- Born: Richard Stephen Berry April 9, 1931 Denver, Colorado, U.S.
- Died: July 26, 2020 (aged 89) Chicago, Illinois, U.S.
- Education: Harvard University A.B. 1952; A.M., 1954; Ph.D., 1956
- Scientific career
- Fields: Physical chemistry
- Workplaces: University of Chicago
- Thesis: The electronic structure of butadiene (1956)
- Doctoral advisor: William Moffitt
- Doctoral students: Michael Oppenheimer David Leitner
- Other notable students: David J. Wales (postdoc)

= R. Stephen Berry =

American professor of physical chemistry (1931–2020)

Richard Stephen Berry (April 9, 1931 – July 26, 2020) was an American professor of physical chemistry.

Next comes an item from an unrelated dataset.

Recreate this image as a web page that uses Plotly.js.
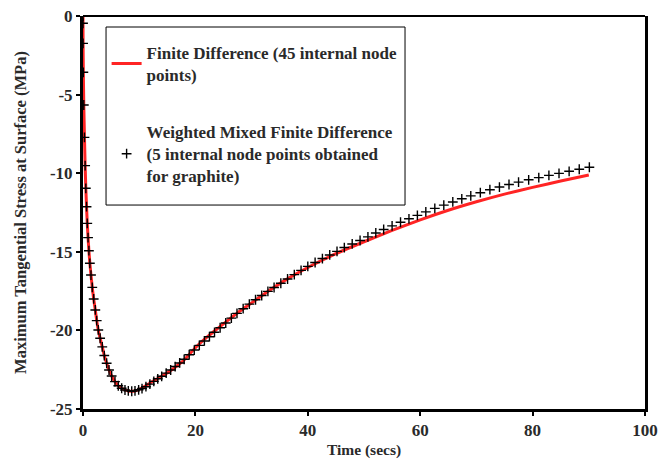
<!DOCTYPE html>
<html>
<head>
<meta charset="utf-8">
<script src="https://cdn.plot.ly/plotly-3.0.1.min.js"></script>
<style>html,body{margin:0;padding:0;background:#fff;}#chart{width:660px;height:461px;}</style>
</head>
<body>
<div id="chart"></div>
<script>
// Finite Difference (45 internal node points) — solid red line
var fdTime = [0, 0.003, 0.015, 0.06, 0.14, 0.26, 0.38, 0.5, 0.63, 0.76, 0.9, 1.05, 1.22, 1.42, 1.65, 1.9, 2.19, 2.44, 2.72, 3.05, 3.43, 3.79, 4.21, 4.63, 5.1, 5.69, 6.28, 6.88, 7.47, 8.06, 8.67, 9.25, 10, 11, 12.5, 14, 16, 18, 20, 22, 24, 26, 28, 30, 33, 36, 40, 45, 50, 55, 60, 65, 70, 75, 80, 85, 90];
var fdStress = [0, -0.46, -1.74, -3.58, -5.66, -7.72, -9.52, -10.96, -12.13, -13.19, -14.1, -14.93, -15.73, -16.48, -17.26, -18.0, -18.7, -19.38, -19.97, -20.5, -21.05, -21.6, -22.09, -22.52, -22.9, -23.26, -23.52, -23.68, -23.79, -23.85, -23.87, -23.85, -23.75, -23.55, -23.22, -22.92, -22.45, -21.88, -21.1, -20.45, -19.87, -19.3, -18.75, -18.25, -17.5, -16.8, -16.0, -15.12, -14.36, -13.64, -12.97, -12.36, -11.82, -11.33, -10.9, -10.5, -10.12];

// Weighted Mixed Finite Difference (5 internal node points) — "+" markers
var wmTime = [0, 0.003, 0.015, 0.06, 0.14, 0.26, 0.38, 0.5, 0.63, 0.76, 0.9, 1.05, 1.22, 1.42, 1.65, 1.9, 2.19, 2.44, 2.72, 3.05, 3.43, 3.79, 4.21, 4.63, 5.1, 5.69, 6.28, 6.88, 7.47, 8.06, 8.67, 9.25,
  9.9, 10.5, 11.2, 11.9, 12.6, 13.3, 14.0, 14.8, 15.6, 16.4, 17.2, 18.0, 18.9, 19.8, 20.7, 21.6, 22.5, 23.4, 24.4, 25.4, 26.4, 27.4, 28.5, 29.6, 30.7, 31.8, 32.9, 34.0, 35.2, 36.4, 37.6, 38.8, 40.0, 41.3, 42.6, 43.9, 45.2, 46.5, 47.9, 49.3, 50.7, 52.1, 53.5, 55.0, 56.5, 58.0, 59.5, 61.0, 62.6, 64.2, 65.8, 67.4, 69.0, 70.7, 72.4, 74.1, 75.8, 77.5, 79.3, 81.1, 82.9, 84.7, 86.5, 88.3, 90.1];
var wmStress = [0, -0.46, -1.74, -3.58, -5.66, -7.72, -9.52, -10.96, -12.13, -13.19, -14.1, -14.93, -15.73, -16.48, -17.26, -18.0, -18.7, -19.38, -19.97, -20.5, -21.05, -21.6, -22.09, -22.52, -22.9, -23.26, -23.52, -23.68, -23.79, -23.85, -23.87, -23.85,
  -23.78, -23.7, -23.58, -23.42, -23.24, -23.08, -22.92, -22.72, -22.52, -22.3, -22.07, -21.84, -21.55, -21.25, -20.95, -20.67, -20.4, -20.12, -19.83, -19.53, -19.22, -18.92, -18.62, -18.33, -18.05, -17.78, -17.52, -17.27, -17.0, -16.73, -16.45, -16.18, -15.93, -15.68, -15.43, -15.2, -14.97, -14.73, -14.5, -14.28, -14.05, -13.8, -13.58, -13.35, -13.12, -12.9, -12.68, -12.46, -12.24, -12.03, -11.83, -11.63, -11.44, -11.24, -11.05, -10.88, -10.72, -10.57, -10.42, -10.28, -10.14, -10.01, -9.88, -9.75, -9.62];

var xTicks = [0, 20, 40, 60, 80, 100];
var yTicks = [0, -5, -10, -15, -20, -25];

var fontFam = "'Liberation Serif', 'Times New Roman', serif";
var txtColor = '#2a2a2a';

var traces = [
  {
    x: fdTime, y: fdStress, type: 'scatter', mode: 'lines',
    name: 'Finite Difference (45 internal node<br>points)',
    line: {color: '#ff2424', width: 3, shape: 'spline', smoothing: 0.6},
    legendgroup: 'a'
  },
  {
    x: wmTime, y: wmStress, type: 'scatter', mode: 'markers',
    name: 'Weighted Mixed Finite Difference<br>(5 internal node points obtained<br>for graphite)',
    marker: {symbol: 'cross-thin', size: 7, color: '#000', line: {color: '#000', width: 1.4}},
    legendgroup: 'b'
  }
];

var layout = {
  width: 660, height: 461,
  margin: {l: 83, r: 15, t: 16, b: 52},
  paper_bgcolor: '#fff', plot_bgcolor: '#fff',
  font: {family: fontFam, color: txtColor, size: 16},
  showlegend: true,
  legend: {
    x: 0.042, y: 0.952, xanchor: 'left', yanchor: 'top',
    borderwidth: 0, bgcolor: 'rgba(0,0,0,0)',
    font: {family: fontFam, size: 17, weight: 'bold', color: txtColor},
    tracegroupgap: 32, traceorder: 'grouped', itemwidth: 30
  },
  xaxis: {
    range: [0, 100], tickvals: xTicks, ticktext: xTicks.map(String),
    showgrid: false, zeroline: false,
    showline: true, linecolor: '#000', linewidth: 3, mirror: false,
    ticks: 'outside', ticklen: 4, tickwidth: 2, tickcolor: '#000',
    tickfont: {family: fontFam, size: 17, weight: 'bold', color: txtColor},
    title: {text: 'Time (secs)', font: {family: fontFam, size: 15.5, weight: 'bold', color: txtColor}, standoff: 5}
  },
  yaxis: {
    range: [-25, 0], tickvals: yTicks, ticktext: yTicks.map(String),
    showgrid: false, zeroline: false,
    showline: true, linecolor: '#000', linewidth: 3, mirror: true,
    ticks: 'outside', ticklen: 4, tickwidth: 2, tickcolor: '#000',
    tickfont: {family: fontFam, size: 17, weight: 'bold', color: txtColor},
    title: {text: 'Maximum Tangential Stress at Surface (MPa)', font: {family: fontFam, size: 16.5, weight: 'bold', color: txtColor}, standoff: 20}
  },
  shapes: [
    {type: 'line', xref: 'paper', yref: 'paper', x0: 0, x1: 1, y0: 1, y1: 1, line: {color: '#000', width: 2}},
    {type: 'rect', xref: 'paper', yref: 'paper', x0: 0.041, x1: 0.573, y0: 0.519, y1: 0.972, line: {color: '#000', width: 1}, fillcolor: 'rgba(0,0,0,0)', layer: 'above'}
  ]
};

Plotly.newPlot('chart', traces, layout, {displayModeBar: false, staticPlot: true});
</script>
</body>
</html>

He was the James Franck Distinguished Service Professor, emeritus, at The University of Chicago. He was also special advisor for national security to the director, at Argonne National Laboratory.

==Career and research==
A native of Denver, Colorado, Berry joined the Chicago faculty in 1964, having been an assistant professor at Yale University and, between 1957 and 1960, an instructor at the University of Michigan. At the University of Chicago, he has been a member of the department of chemistry, the James Franck Institute, the College, and, for many years, the Committee and then the School of Public Policy Studies.

He was home secretary of the National Academy of Sciences from 1999 until 2003. He has written one book, been co-author of four others, one with Stuart A. Rice and John Ross, another with Linda Gaines and Thomas V. Long, another with Vladimir Kazakov, Stanislaw Sieniutycz, Zbigniew Szwast, and Anatoly Tsirlin, and one with Boris Smirnov. He was named a MacArthur Fellow in 1983.

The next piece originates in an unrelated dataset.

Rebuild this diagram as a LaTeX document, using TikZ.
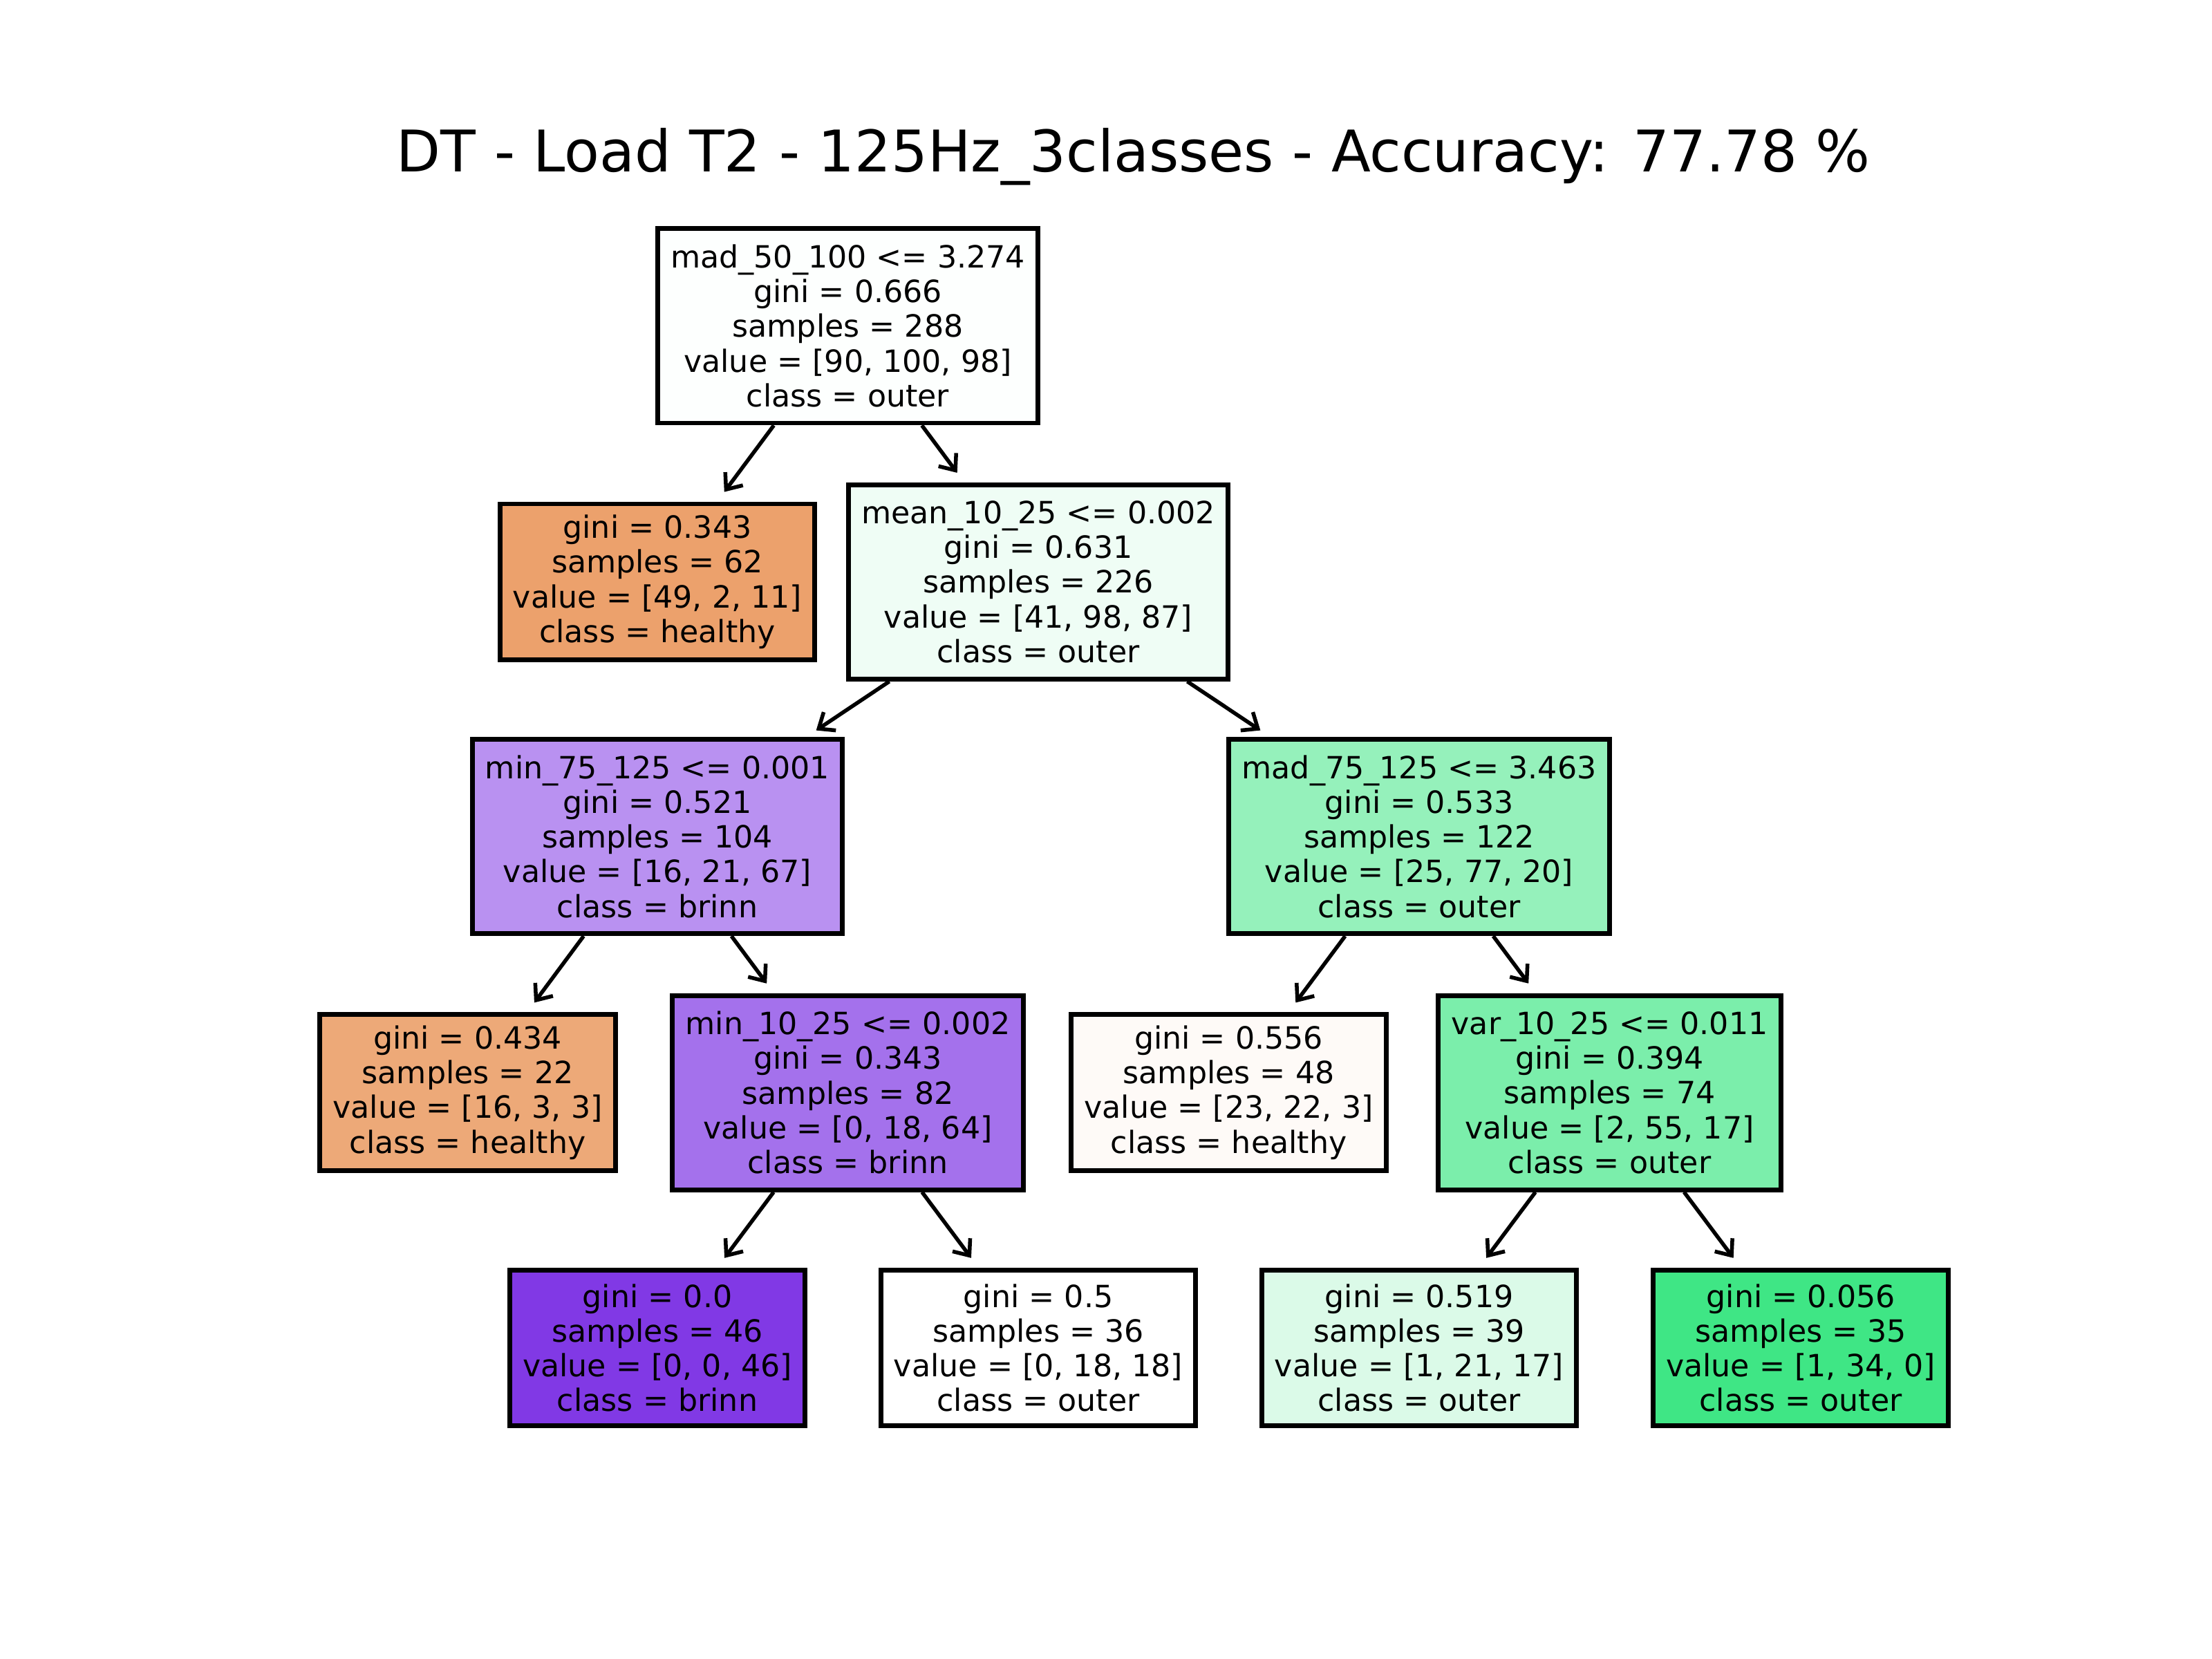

His scientific studies have included both experimental and theoretical work. His doctoral thesis, directed by William Moffitt, was on the subject of the electronic structure of butadiene. He then went on to study alkali halides in the gas phase, first at the University of Michigan and then at Yale, using shock waves to produce sufficient dissociation of the molecules to ions to make it feasible to observe the photodetachment spectra of the halide ions, thus determining the electron affinities of the halogen atoms to four or five significant figures. He worked at Michigan with Martin Stiles to observe the free benzyne in the gas phase, and then, at Yale, with a graduate student Margaret Emery and an undergraduate Jon Clardy, they found the meta and para isomers of benzyne. He also worked with Walter Lwowski to study nitrenes in the gas phase.

In 1964, he moved to The University of Chicago, where he has worked on atomic and ionic collision processes, photoionization, the nature of correlation of valence electrons in atoms, and, more recently, on atomic and molecular clusters, and on protein dynamics. He became interested in energy and its efficient use first through concern about Chicago's air pollution in the 1960s. This led to what we believe is one of the first public studies of what has become called "life cycle analysis". This was an analysis of the actual and ideal limiting energy and free energy use in the manufacture and disposal of the automobile, and was carried out with Margaret F. Fels. This led to many other such analyses, which now are done very frequently. This work, in turn, stimulated what has become known as "finite-time thermodynamics", the study of the optimal performance of processes constrained to operate in finite time or at nonzero rates. He has been very active in the study of atomic and molecular clusters, particularly in their phases and phase changes. This has led to a broader interest in bridging between the microscopic and macroscopic descriptions of physical systems, especially of finding the boundary below which a macroscopic description fails.

His interests, apart from traditional scientific studies, have included energy and energy policy (which he was teaching with the economist George Tolley), scientific integrity issues, scientific information, its distribution and its contributions to policy and governmental decisions including those of the courts, and science education, particularly the problem of science illiteracy.

==Personal life==
Berry was married to Carla Friedman Berry. They had two grown daughters, one son, five grandsons, and three granddaughters. He died in July 2020 in Chicago.

==Publications==
===Books===
- 2019 Three laws of nature: a little book on thermodynamics. New Haven: Yale University Press.
- 2002 (with Stuart A. Rice and John Ross) Physical and chemical kinetics (2nd. ed.). New York: Oxford University Press.
- 2000 (with Stuart A. Rice and John Ross) Physical chemistry (2nd. ed.). New York: Oxford University Press.
- 2000 (with V. Kazakov, S. Sieniutycz, Z. Szwast and A. M. Tsirlin) Thermodynamic optimization of finite-time processes. Chichester; New York: Wiley.
- 1991 Understanding energy: energy, entropy, and thermodynamics for everyman. Singapore; New Jersey: World Scientific.
- 1979 (with Linda Gaines and Thomas Veach Long II) TOSCA, the total social cost of coal and nuclear power. Cambridge, Mass.: Ballinger Pub. Co.
- 1978 (with Margaret Lounsbury and Sandra Hebenstreit) Resource analysis: Water and energy as linked resources (WRC Research Report NO. 134). University of Illinois at Urbana-Champaign. Water Resources Center.